Latin America & Caribbean

Amazon Indians raid remote Peru village

Uncontacted Mashco-Piro tribe in south-east Peru (Gabriella Galli/ Image copyright Other
Image caption It is thought the Mashco-Piro tribe had not been spotted by outsiders before August 2011 (file photo)

Authorities in Peru have decided to evacuate a remote Amazon community after it was raided by members of an indigenous tribe.

About 200 Mashco-Piro Indians armed with bows and arrows arrived at Monte Salvador looking for food.

They are said to have killed domestic animals and taken cooking pots and other metal goods.

No-one was injured, but police say it is safer for villagers to move to a bigger town.

This is the third time this year that the Mashco-Piro Indians have arrived in Monte Salvador searching for food and metal objects.

But last Thursday they came while most of the villagers were away and ransacked their homes before retreating into the forest.

The villagers say they also killed some of their animals.

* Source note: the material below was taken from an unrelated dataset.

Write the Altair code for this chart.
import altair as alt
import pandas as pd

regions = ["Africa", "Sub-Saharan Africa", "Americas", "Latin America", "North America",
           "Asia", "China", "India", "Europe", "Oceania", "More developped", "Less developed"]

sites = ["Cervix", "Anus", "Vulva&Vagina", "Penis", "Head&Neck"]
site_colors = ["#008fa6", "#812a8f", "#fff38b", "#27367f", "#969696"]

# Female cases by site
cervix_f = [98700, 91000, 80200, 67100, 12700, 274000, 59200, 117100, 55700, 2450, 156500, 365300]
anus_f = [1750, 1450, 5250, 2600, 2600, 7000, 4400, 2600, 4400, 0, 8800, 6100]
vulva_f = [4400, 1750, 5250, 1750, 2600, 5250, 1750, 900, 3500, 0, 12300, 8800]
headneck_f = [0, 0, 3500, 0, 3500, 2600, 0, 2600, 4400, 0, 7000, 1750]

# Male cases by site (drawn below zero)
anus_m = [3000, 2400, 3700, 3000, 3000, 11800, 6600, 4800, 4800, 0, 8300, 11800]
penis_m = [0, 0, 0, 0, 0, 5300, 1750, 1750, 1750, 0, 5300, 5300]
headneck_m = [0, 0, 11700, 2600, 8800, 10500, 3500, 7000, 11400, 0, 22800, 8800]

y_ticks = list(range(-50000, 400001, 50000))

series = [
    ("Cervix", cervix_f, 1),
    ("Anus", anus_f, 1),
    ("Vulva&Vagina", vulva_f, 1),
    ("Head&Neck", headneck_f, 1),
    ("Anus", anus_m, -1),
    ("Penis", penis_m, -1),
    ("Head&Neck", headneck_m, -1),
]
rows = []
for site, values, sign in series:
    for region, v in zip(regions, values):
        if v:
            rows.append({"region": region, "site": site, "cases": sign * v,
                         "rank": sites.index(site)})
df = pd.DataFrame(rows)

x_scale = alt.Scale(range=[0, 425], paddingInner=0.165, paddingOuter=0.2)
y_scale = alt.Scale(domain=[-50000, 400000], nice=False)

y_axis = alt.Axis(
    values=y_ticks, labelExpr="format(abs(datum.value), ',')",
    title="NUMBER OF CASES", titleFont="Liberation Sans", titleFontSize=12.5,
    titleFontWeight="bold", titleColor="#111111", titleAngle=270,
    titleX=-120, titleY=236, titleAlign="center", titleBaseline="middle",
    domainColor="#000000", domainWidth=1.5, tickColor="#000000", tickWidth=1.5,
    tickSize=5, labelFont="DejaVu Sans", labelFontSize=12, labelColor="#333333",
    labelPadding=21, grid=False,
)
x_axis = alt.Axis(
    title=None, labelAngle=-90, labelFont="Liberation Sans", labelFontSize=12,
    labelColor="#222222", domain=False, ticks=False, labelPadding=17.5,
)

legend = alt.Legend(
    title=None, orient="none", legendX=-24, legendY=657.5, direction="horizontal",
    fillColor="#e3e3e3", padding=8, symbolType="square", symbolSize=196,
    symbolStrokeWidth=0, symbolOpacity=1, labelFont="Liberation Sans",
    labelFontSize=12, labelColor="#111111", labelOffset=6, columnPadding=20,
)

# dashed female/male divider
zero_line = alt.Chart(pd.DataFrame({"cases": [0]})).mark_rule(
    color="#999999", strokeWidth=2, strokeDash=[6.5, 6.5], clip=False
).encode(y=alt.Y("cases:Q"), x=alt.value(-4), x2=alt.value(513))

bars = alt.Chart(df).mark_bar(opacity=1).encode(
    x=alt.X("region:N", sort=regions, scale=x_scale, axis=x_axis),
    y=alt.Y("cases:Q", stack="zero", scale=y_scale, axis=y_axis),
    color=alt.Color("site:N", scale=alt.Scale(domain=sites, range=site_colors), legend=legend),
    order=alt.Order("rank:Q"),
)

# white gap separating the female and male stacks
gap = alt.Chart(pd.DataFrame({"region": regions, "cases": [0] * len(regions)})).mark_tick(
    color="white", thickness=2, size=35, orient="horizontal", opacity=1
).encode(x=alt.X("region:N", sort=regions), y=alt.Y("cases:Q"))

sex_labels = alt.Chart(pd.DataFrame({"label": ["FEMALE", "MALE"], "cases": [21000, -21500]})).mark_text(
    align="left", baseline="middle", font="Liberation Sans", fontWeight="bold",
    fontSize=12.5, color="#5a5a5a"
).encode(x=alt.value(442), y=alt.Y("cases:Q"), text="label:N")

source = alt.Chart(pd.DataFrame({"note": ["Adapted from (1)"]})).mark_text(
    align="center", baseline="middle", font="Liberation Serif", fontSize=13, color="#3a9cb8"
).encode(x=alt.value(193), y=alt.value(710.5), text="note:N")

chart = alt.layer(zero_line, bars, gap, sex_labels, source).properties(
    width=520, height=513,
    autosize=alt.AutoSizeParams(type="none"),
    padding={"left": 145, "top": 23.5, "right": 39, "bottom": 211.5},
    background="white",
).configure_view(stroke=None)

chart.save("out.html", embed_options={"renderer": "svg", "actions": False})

Two days later, the Mashco-Piro Indians returned and the villagers fled.

The Peruvian police are sending boats to take them to Puerto Maldonado, a busy town in south-eastern Peru near the borders with Bolivia and Brazil.

A local indigenous organisation (Fenamed) has asked the government to protect the Mashco-Piro's land, much of which has been taken over by logging concessions and drug-traffickers.